§ Information supplied:
* * * * * * * * *

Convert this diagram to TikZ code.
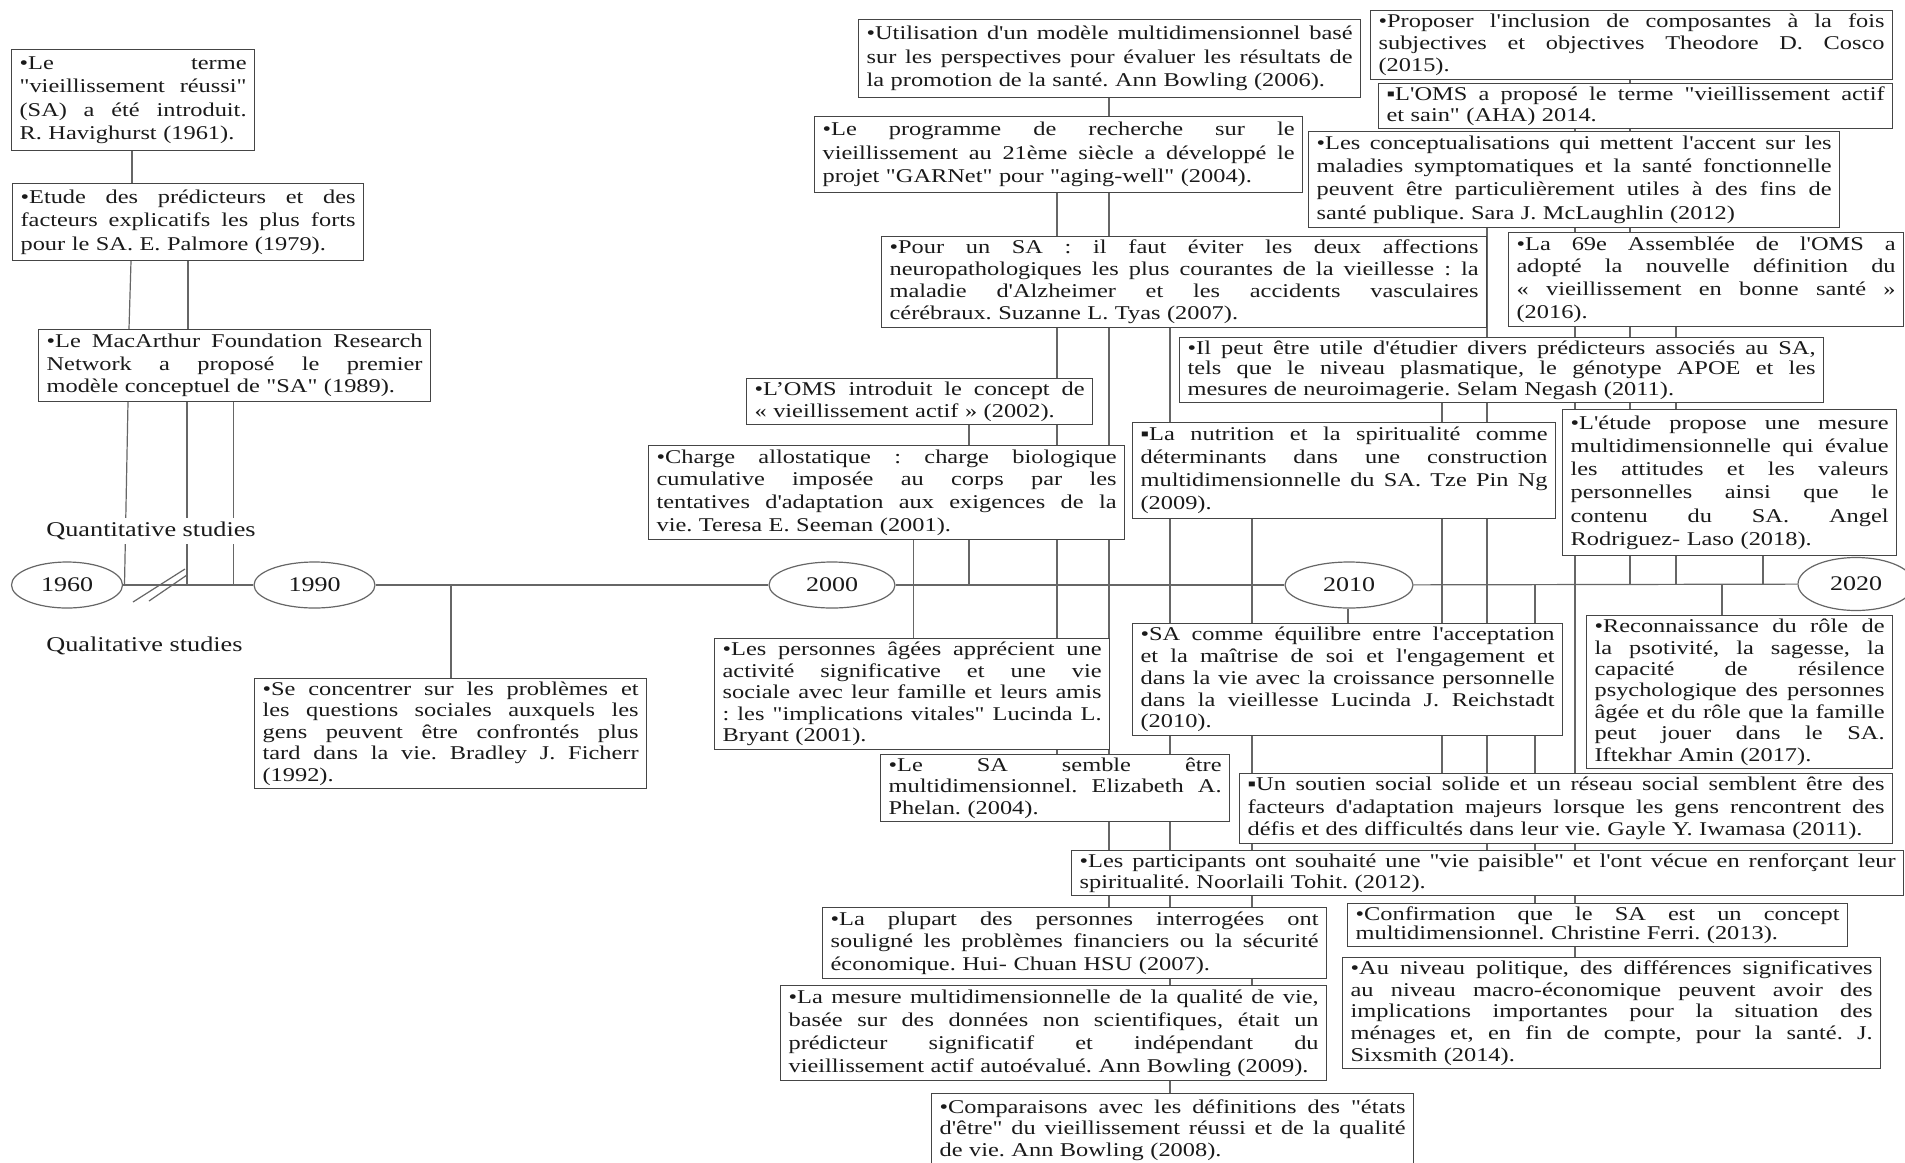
\documentclass[tikz,border=0pt]{standalone}
\usepackage{fontspec}
\setmainfont{Liberation Serif}[FakeStretch=1.25,Ligatures=TeXOff]
\usetikzlibrary{shapes.geometric}
\frenchspacing
\pgfdeclarelayer{bg}
\pgfsetlayers{bg,main}
\definecolor{boxc}{HTML}{454545}
\definecolor{lnc}{HTML}{666666}
\definecolor{txc}{HTML}{1A1A1A}
\newcommand\fs[1]{\fontsize{9.75pt}{#1pt}\selectfont}
\newcommand\jl[1]{\leavevmode\hbox to \tw pt{\spaceskip=\fontdimen2\font plus 1fil minus 0.3\fontdimen2\font\xspaceskip=\spaceskip\relax #1}\\}
\newcommand\bx[7][]{%
  \pgfmathsetmacro\bw{(#5-#3)*0.5}%
  \pgfmathsetmacro\bh{(#6-#4)*0.5}%
  \pgfmathsetmacro\tw{(#5-#3)*0.5-8}%
  \node[tb,#1,minimum width=\bw pt,minimum height=\bh pt,text width=\tw pt] (#2) at (#3,#4) {#7};}
\newcommand\vl[3]{\draw[ln] (#2 -| #1,0) -- (#3 -| #1,0);}
\begin{document}
\begin{tikzpicture}[x=0.5pt,y=-0.5pt,
  tb/.style={draw=boxc, fill=white, line width=0.6pt, anchor=north west, inner xsep=4pt, inner ysep=0.5pt, align=left, text=txc, font=\fs{11.65}},
  ln/.style={draw=lnc, line width=0.6pt},
  yr/.style={ellipse, draw=lnc, fill=white, line width=0.6pt, inner sep=0pt, text=txc, font=\fontsize{10.4pt}{12pt}\selectfont},
  lab/.style={fill=white, inner sep=2pt, text=txc, anchor=west, font=\fontsize{10.5pt}{12pt}\selectfont}]
\useasboundingbox (0,0) rectangle (1905,1162);
\begin{pgfonlayer}{bg}
\fill[white] (0,0) rectangle (1905,1162);
\end{pgfonlayer}
\coordinate (ax) at (0,585);

% ---- left side ----
\bx{A}{11}{49}{254}{150}{\jl{•Le terme}\jl{"vieillissement réussi"}\jl{(SA) a été introduit.}R. Havighurst (1961).}
\bx{B}{12}{183}{363}{260}{\jl{•Etude des prédicteurs et des}\jl{facteurs explicatifs les plus forts}pour le SA. E. Palmore (1979).}
\bx[font=\fs{11.3}]{C}{38}{329}{430}{401}{\jl{•Le MacArthur Foundation Research}\jl{Network a proposé le premier}modèle conceptuel de "SA" (1989).}
\bx[font=\fs{10.7}]{D}{254}{678}{646}{788}{\jl{•Se concentrer sur les problèmes et}\jl{les questions sociales auxquels les}\jl{gens peuvent être confrontés plus}\jl{tard dans la vie. Bradley J. Ficherr}(1992).}

% ---- middle ----
\bx{E}{858}{19}{1360}{97}{\jl{•Utilisation d'un modèle multidimensionnel basé}\jl{sur les perspectives pour évaluer les résultats de}la promotion de la santé. Ann Bowling (2006).}
\bx{F}{814}{116}{1302}{192}{\jl{•Le programme de recherche sur le}\jl{vieillissement au 21ème siècle a développé le}projet "GARNet" pour "aging-well" (2004).}
\bx[font=\fs{11.0}]{G}{881}{236}{1486}{327}{\jl{•Pour un SA : il faut éviter les deux affections}\jl{neuropathologiques les plus courantes de la vieillesse : la}\jl{maladie d'Alzheimer et les accidents vasculaires}cérébraux. Suzanne L. Tyas (2007).}
\bx[font=\fs{10.75}]{H}{746}{378}{1092}{424}{\jl{•L’OMS introduit le concept de}« vieillissement actif » (2002).}
\bx[font=\fs{11.35}]{K}{648}{445}{1124}{539}{\jl{•Charge allostatique : charge biologique}\jl{cumulative imposée au corps par les}\jl{tentatives d'adaptation aux exigences de la}vie. Teresa E. Seeman (2001).}
\bx[font=\fs{10.8}]{L}{714}{638}{1109}{749}{\jl{•Les personnes âgées apprécient une}\jl{activité significative et une vie}\jl{sociale avec leur famille et leurs amis}\jl{: les "implications vitales" Lucinda L.}Bryant (2001).}
\bx[font=\fs{10.65}]{M}{880}{754}{1229}{821}{\jl{•Le SA semble être}\jl{multidimensionnel. Elizabeth A.}Phelan. (2004).}
\bx[font=\fs{10.25}]{N}{1071}{850}{1903}{895}{\jl{•Les participants ont souhaité une "vie paisible" et l'ont vécue en renforçant leur}spiritualité. Noorlaili Tohit. (2012).}
\bx[font=\fs{11.3}]{O}{822}{907}{1326}{978}{\jl{•La plupart des personnes interrogées ont}\jl{souligné les problèmes financiers ou la sécurité}économique. Hui- Chuan HSU (2007).}
\bx[font=\fs{11.5}]{P2}{780}{985}{1326}{1080}{\jl{•La mesure multidimensionnelle de la qualité de vie,}\jl{basée sur des données non scientifiques, était un}\jl{prédicteur significatif et indépendant du}vieillissement actif autoévalué. Ann Bowling (2009).}
\bx[font=\fs{10.75}]{Q2}{931}{1093}{1413}{1166}{\jl{•Comparaisons avec les définitions des "états}\jl{d'être" du vieillissement réussi et de la qualité}de vie. Ann Bowling (2008).}

% ---- right side ----
\bx[font=\fs{11.0}]{P}{1370}{10}{1892}{79}{\jl{•Proposer l'inclusion de composantes à la fois}\jl{subjectives et objectives Theodore D. Cosco}(2015).}
\bx[font=\fs{10.5}]{Q}{1378}{83}{1892}{128}{\jl{▪L'OMS a proposé le terme "vieillissement actif}et sain" (AHA) 2014.}
\bx[font=\fs{11.6}]{R}{1308}{131}{1839}{227}{\jl{•Les conceptualisations qui mettent l'accent sur les}\jl{maladies symptomatiques et la santé fonctionnelle}\jl{peuvent être particulièrement utiles à des fins de}santé publique. Sara J. McLaughlin (2012)}
\bx[font=\fs{11.4}]{S}{1508}{232}{1903}{326}{\jl{•La 69e Assemblée de l'OMS a}\jl{adopté la nouvelle définition du}\jl{« vieillissement en bonne santé »}(2016).}
\bx[font=\fs{10.35}]{I}{1179}{337}{1823}{402}{\jl{•Il peut être utile d'étudier divers prédicteurs associés au SA,}\jl{tels que le niveau plasmatique, le génotype APOE et les}mesures de neuroimagerie. Selam Negash (2011).}
\bx[font=\fs{11.5}]{J}{1132}{422}{1555}{518}{\jl{▪La nutrition et la spiritualité comme}\jl{déterminants dans une construction}\jl{multidimensionnelle du SA. Tze Pin Ng}(2009).}
\bx{X}{1562}{409}{1896}{555}{\jl{•L'étude propose une mesure}\jl{multidimensionnelle qui évalue}\jl{les attitudes et les valeurs}\jl{personnelles ainsi que le}\jl{contenu du SA. Angel}Rodriguez- Laso (2018).}
\bx[font=\fs{10.9}]{W}{1132}{623}{1562}{735}{\jl{•SA comme équilibre entre l'acceptation}\jl{et la maîtrise de soi et l'engagement et}\jl{dans la vie avec la croissance personnelle}\jl{dans la vieillesse Lucinda J. Reichstadt}(2010).}
\bx[font=\fs{10.7}]{Y}{1586}{615}{1892}{768}{\jl{•Reconnaissance du rôle de}\jl{la psotivité, la sagesse, la}\jl{capacité de résilence}\jl{psychologique des personnes}\jl{âgée et du rôle que la famille}\jl{peut jouer dans le SA.}Iftekhar Amin (2017).}
\bx[font=\fs{11.15}]{T}{1239}{773}{1892}{843}{\jl{▪Un soutien social solide et un réseau social semblent être des}\jl{facteurs d'adaptation majeurs lorsque les gens rencontrent des}défis et des difficultés dans leur vie. Gayle Y. Iwamasa (2011).}
\bx[font=\fs{9.75}]{U}{1347}{903}{1847}{946}{\jl{•Confirmation que le SA est un concept}multidimensionnel. Christine Ferri. (2013).}
\bx[font=\fs{10.8}]{V}{1342}{957}{1880}{1068}{\jl{•Au niveau politique, des différences significatives}\jl{au niveau macro-économique peuvent avoir des}\jl{implications importantes pour la situation des}\jl{ménages et, en fin de compte, pour la santé. J.}Sixsmith (2014).}

% ---- timeline ----
\node[yr, minimum width=55.5pt, minimum height=23pt] (e1960) at (67,585) {1960};
\node[yr, minimum width=60.5pt, minimum height=23pt] (e1990) at (314.5,585) {1990};
\node[yr, minimum width=63pt, minimum height=23pt] (e2000) at (832,585) {2000};
\node[yr, minimum width=64pt, minimum height=23pt] (e2010) at (1349,585) {2010};
\node[yr, minimum width=58pt, minimum height=26.5pt] (e2020) at (1856,584) {2020};
\node[lab] (quant) at (42,531) {Quantitative studies};
\node[lab] (qual) at (42,646) {Qualitative studies};
\draw[ln] (133,602) -- (185,569);
\draw[ln] (149,601) -- (187,575);

\begin{pgfonlayer}{bg}
\draw[ln] (e1960) -- (e1990);
\draw[ln] (e1990) -- (e2000);
\draw[ln] (e2000) -- (e2010);
\draw[ln] (e2010) -- (e2020);
\vl{132}{A.south}{B.north}
\draw[ln] (B.south -| 131,0) -- (C.north -| 129,0);
\vl{188}{B.south}{C.north}
\draw[ln] (C.south -| 128,0) -- (ax -| 124.5,0);
\vl{187}{C.south}{ax}
\vl{233.5}{C.south}{ax}
\vl{451}{ax}{D.north}
\vl{1109}{E.south}{O.north}
\vl{1057}{F.south}{M.north}
\vl{1170}{G.south}{Q2.north}
\vl{1252}{J.south}{P2.north}
\vl{969}{H.south}{ax}
\vl{913.5}{K.south}{L.north}
\vl{1442}{I.south}{T.north}
\vl{1487}{R.south}{N.north}
\vl{1535}{ax}{U.north}
\vl{1575}{Q.south}{V.north}
\vl{1630}{P.south}{ax}
\vl{1676}{S.south}{ax}
\vl{1763}{X.south}{ax}
\vl{1722}{ax}{Y.north}
\vl{1348}{e2010.south}{W.north}
\end{pgfonlayer}
\end{tikzpicture}
\end{document}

* * * * * * * * *

§ Task to carry out:
Without the pictures, return the listing above from its first line through the line that has "(ax) at (0,585);".

§ Result for this task:
Convert this diagram to TikZ code.
\documentclass[tikz,border=0pt]{standalone}
\usepackage{fontspec}
\setmainfont{Liberation Serif}[FakeStretch=1.25,Ligatures=TeXOff]
\usetikzlibrary{shapes.geometric}
\frenchspacing
\pgfdeclarelayer{bg}
\pgfsetlayers{bg,main}
\definecolor{boxc}{HTML}{454545}
\definecolor{lnc}{HTML}{666666}
\definecolor{txc}{HTML}{1A1A1A}
\newcommand\fs[1]{\fontsize{9.75pt}{#1pt}\selectfont}
\newcommand\jl[1]{\leavevmode\hbox to \tw pt{\spaceskip=\fontdimen2\font plus 1fil minus 0.3\fontdimen2\font\xspaceskip=\spaceskip\relax #1}\\}
\newcommand\bx[7][]{%
  \pgfmathsetmacro\bw{(#5-#3)*0.5}%
  \pgfmathsetmacro\bh{(#6-#4)*0.5}%
  \pgfmathsetmacro\tw{(#5-#3)*0.5-8}%
  \node[tb,#1,minimum width=\bw pt,minimum height=\bh pt,text width=\tw pt] (#2) at (#3,#4) {#7};}
\newcommand\vl[3]{\draw[ln] (#2 -| #1,0) -- (#3 -| #1,0);}
\begin{document}
\begin{tikzpicture}[x=0.5pt,y=-0.5pt,
  tb/.style={draw=boxc, fill=white, line width=0.6pt, anchor=north west, inner xsep=4pt, inner ysep=0.5pt, align=left, text=txc, font=\fs{11.65}},
  ln/.style={draw=lnc, line width=0.6pt},
  yr/.style={ellipse, draw=lnc, fill=white, line width=0.6pt, inner sep=0pt, text=txc, font=\fontsize{10.4pt}{12pt}\selectfont},
  lab/.style={fill=white, inner sep=2pt, text=txc, anchor=west, font=\fontsize{10.5pt}{12pt}\selectfont}]
\useasboundingbox (0,0) rectangle (1905,1162);
\begin{pgfonlayer}{bg}
\fill[white] (0,0) rectangle (1905,1162);
\end{pgfonlayer}
\coordinate (ax) at (0,585);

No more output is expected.